## Task details
Exactly the lines from the line holding "Emit a web page" to the line holding "0.6, 0.7, 0.8, 0.9, 1.0, 1.1, 1.2, 1.3, 1.4, 1.5];", both lines included, are to be echoed; pictures are not.

## Input for this task
☆ ☆ ☆ ☆
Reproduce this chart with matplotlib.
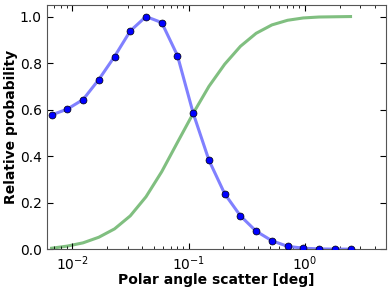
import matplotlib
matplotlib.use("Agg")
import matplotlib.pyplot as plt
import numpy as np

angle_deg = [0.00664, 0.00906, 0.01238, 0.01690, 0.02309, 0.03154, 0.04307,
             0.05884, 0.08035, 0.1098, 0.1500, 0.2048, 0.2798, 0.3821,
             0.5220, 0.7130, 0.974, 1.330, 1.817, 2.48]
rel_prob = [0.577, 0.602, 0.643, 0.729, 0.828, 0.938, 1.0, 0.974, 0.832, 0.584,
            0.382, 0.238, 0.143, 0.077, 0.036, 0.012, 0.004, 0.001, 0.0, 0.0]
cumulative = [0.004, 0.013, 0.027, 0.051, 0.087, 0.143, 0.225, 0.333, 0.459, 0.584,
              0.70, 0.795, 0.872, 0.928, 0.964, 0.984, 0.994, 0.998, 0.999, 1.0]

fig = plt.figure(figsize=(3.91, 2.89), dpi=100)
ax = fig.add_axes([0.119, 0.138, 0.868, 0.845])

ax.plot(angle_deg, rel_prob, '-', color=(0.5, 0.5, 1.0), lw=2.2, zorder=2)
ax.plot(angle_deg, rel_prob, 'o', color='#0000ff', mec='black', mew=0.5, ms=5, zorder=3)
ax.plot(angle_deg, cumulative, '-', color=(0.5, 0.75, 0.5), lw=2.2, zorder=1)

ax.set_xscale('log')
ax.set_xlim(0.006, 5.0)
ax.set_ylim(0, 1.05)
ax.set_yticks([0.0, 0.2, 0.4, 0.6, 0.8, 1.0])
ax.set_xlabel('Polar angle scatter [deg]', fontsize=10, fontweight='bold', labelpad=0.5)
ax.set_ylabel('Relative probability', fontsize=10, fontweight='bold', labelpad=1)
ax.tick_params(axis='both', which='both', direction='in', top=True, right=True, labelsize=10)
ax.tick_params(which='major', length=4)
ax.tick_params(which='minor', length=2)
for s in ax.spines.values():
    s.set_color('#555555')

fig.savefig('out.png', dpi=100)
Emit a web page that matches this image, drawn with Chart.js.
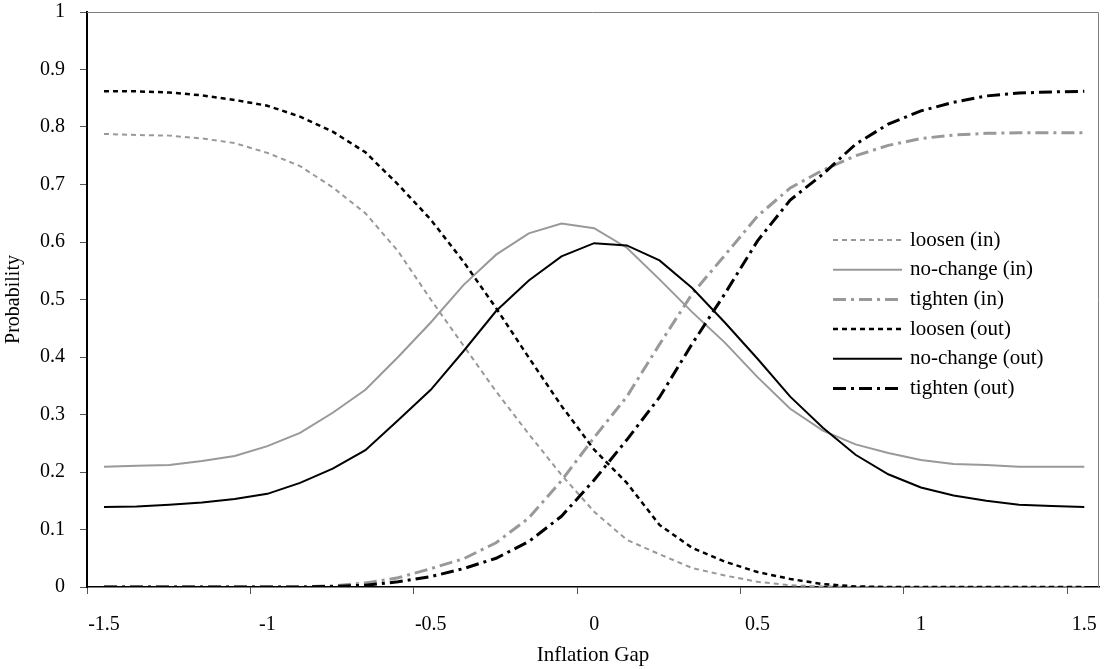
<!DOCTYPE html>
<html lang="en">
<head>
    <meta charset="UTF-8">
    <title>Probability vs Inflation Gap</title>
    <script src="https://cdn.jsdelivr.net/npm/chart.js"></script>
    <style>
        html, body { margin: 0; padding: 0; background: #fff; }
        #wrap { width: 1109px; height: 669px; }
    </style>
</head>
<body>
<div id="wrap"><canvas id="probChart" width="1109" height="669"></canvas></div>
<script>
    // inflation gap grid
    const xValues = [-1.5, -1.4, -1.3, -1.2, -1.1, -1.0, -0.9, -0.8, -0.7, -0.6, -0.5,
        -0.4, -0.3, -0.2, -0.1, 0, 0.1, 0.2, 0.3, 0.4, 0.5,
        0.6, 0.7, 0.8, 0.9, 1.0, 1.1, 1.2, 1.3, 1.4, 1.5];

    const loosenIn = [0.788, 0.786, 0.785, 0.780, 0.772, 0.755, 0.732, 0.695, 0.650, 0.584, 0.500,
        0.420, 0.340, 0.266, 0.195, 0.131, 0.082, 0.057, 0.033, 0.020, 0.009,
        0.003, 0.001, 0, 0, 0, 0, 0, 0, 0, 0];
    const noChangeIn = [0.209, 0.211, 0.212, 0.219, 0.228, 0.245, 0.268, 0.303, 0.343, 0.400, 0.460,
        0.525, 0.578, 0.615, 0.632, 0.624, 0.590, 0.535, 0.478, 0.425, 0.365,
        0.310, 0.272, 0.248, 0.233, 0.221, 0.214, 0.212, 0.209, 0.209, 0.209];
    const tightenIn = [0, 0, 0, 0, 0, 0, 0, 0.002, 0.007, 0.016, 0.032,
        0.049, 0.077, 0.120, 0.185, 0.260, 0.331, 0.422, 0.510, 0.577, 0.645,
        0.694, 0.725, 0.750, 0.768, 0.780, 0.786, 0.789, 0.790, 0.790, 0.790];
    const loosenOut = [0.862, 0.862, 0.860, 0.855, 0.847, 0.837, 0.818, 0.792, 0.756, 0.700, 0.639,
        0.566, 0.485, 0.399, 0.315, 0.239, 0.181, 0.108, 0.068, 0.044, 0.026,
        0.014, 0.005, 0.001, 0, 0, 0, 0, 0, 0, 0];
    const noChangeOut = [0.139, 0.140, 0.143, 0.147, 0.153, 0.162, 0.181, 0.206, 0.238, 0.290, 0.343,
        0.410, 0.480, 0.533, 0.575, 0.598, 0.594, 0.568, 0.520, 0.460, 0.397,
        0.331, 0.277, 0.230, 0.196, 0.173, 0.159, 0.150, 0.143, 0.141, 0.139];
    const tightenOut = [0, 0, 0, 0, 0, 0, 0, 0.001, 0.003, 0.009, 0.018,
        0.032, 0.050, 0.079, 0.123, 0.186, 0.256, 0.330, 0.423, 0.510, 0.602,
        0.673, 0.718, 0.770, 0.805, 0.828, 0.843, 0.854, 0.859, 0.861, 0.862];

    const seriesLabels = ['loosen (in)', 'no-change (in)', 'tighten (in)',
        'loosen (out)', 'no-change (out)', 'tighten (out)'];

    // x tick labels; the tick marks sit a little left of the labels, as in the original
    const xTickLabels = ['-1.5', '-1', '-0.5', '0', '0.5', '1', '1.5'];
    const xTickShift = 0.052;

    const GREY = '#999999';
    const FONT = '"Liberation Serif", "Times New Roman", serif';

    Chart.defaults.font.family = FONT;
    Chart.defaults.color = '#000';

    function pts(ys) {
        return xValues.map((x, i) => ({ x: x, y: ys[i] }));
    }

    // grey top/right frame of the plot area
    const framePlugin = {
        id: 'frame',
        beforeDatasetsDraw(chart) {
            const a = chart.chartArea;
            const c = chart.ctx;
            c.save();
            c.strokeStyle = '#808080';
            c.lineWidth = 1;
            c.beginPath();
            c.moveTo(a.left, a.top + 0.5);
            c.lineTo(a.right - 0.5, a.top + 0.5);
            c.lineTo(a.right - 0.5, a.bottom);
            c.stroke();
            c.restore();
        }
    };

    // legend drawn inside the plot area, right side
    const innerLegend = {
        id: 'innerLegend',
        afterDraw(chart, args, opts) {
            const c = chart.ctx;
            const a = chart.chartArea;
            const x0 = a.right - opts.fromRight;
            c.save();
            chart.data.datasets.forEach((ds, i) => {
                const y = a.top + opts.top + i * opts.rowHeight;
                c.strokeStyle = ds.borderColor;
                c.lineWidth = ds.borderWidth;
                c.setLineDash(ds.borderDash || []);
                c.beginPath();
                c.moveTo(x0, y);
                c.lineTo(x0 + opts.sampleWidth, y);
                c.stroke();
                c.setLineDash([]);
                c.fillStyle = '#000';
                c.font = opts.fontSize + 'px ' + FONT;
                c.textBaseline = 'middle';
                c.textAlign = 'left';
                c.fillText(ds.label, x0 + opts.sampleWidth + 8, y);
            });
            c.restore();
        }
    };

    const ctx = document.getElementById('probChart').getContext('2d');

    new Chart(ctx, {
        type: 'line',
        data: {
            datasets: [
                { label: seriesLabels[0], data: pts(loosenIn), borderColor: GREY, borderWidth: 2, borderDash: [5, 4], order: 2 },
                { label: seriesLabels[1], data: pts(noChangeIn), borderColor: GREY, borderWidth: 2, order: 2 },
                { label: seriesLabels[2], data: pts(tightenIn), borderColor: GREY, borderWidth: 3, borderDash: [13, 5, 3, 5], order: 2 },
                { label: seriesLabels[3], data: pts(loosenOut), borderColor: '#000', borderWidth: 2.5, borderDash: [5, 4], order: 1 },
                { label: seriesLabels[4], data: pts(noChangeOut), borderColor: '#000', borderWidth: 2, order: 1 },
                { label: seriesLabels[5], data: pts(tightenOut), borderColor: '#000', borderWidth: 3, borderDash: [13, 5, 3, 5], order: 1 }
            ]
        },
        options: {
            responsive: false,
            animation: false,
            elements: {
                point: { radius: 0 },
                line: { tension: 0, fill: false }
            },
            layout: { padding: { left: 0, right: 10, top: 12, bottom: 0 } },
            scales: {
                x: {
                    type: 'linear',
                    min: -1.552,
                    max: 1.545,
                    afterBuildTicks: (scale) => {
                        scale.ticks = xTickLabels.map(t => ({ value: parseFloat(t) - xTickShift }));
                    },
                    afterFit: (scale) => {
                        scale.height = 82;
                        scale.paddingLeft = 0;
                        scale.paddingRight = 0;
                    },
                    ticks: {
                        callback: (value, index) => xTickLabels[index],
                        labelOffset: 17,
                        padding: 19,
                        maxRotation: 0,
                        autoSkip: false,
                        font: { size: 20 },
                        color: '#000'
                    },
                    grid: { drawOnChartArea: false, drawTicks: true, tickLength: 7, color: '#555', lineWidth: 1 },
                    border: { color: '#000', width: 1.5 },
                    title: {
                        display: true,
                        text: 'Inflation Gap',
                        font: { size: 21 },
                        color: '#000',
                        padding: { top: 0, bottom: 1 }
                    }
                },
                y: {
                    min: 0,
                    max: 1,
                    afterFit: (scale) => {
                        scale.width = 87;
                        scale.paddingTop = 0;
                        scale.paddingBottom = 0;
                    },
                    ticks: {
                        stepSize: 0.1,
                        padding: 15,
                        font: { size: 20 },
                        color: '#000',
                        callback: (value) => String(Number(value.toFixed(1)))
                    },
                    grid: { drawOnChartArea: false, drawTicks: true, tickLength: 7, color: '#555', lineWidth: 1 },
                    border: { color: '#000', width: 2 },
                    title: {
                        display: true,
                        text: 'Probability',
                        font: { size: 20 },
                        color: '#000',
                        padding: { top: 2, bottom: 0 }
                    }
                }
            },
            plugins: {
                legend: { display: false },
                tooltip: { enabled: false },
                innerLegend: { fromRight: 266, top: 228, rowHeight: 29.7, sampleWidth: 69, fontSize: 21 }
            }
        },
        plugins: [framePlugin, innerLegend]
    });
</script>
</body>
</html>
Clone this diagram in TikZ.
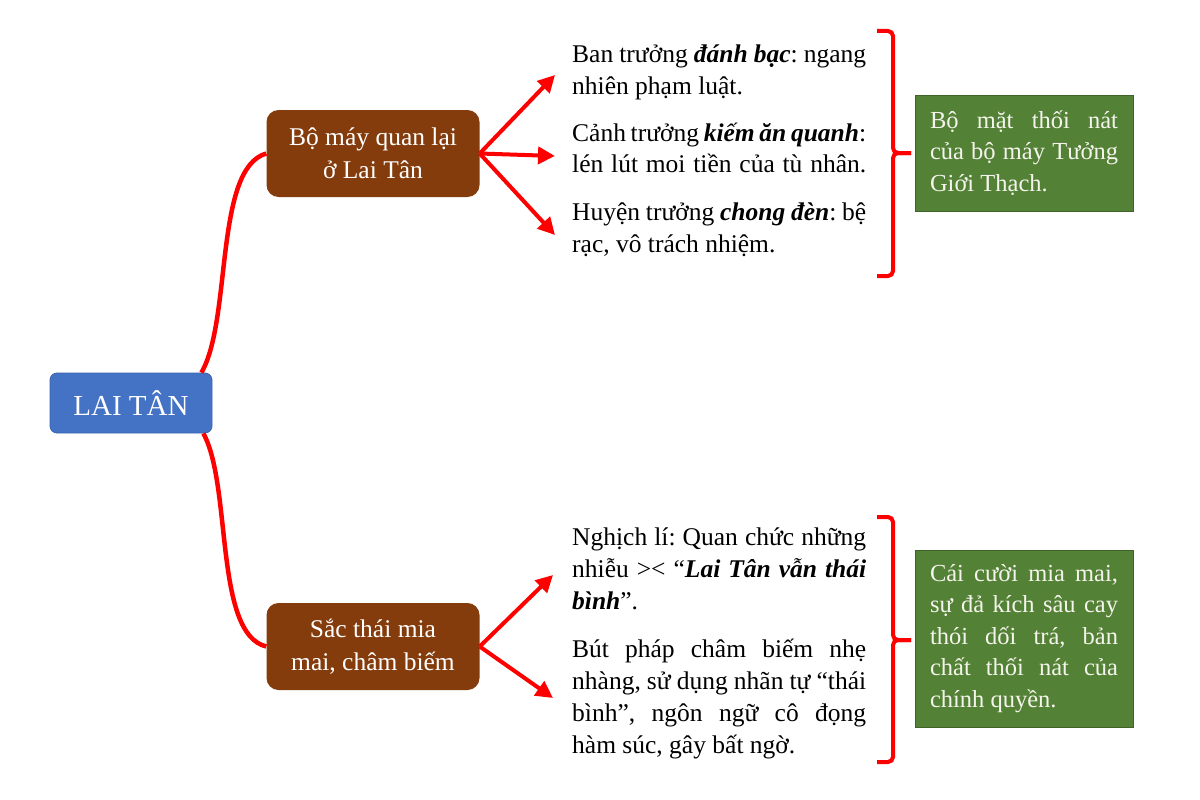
☆ ☆ ☆ ☆
## Response
Emit a web page that matches this image, drawn with Chart.js.
<!DOCTYPE html>
<html lang="en">
<head>
    <meta charset="UTF-8">
    <title>Probability vs Inflation Gap</title>
    <script src="https://cdn.jsdelivr.net/npm/chart.js"></script>
    <style>
        html, body { margin: 0; padding: 0; background: #fff; }
        #wrap { width: 1109px; height: 669px; }
    </style>
</head>
<body>
<div id="wrap"><canvas id="probChart" width="1109" height="669"></canvas></div>
<script>
    // inflation gap grid
    const xValues = [-1.5, -1.4, -1.3, -1.2, -1.1, -1.0, -0.9, -0.8, -0.7, -0.6, -0.5,
        -0.4, -0.3, -0.2, -0.1, 0, 0.1, 0.2, 0.3, 0.4, 0.5,
        0.6, 0.7, 0.8, 0.9, 1.0, 1.1, 1.2, 1.3, 1.4, 1.5];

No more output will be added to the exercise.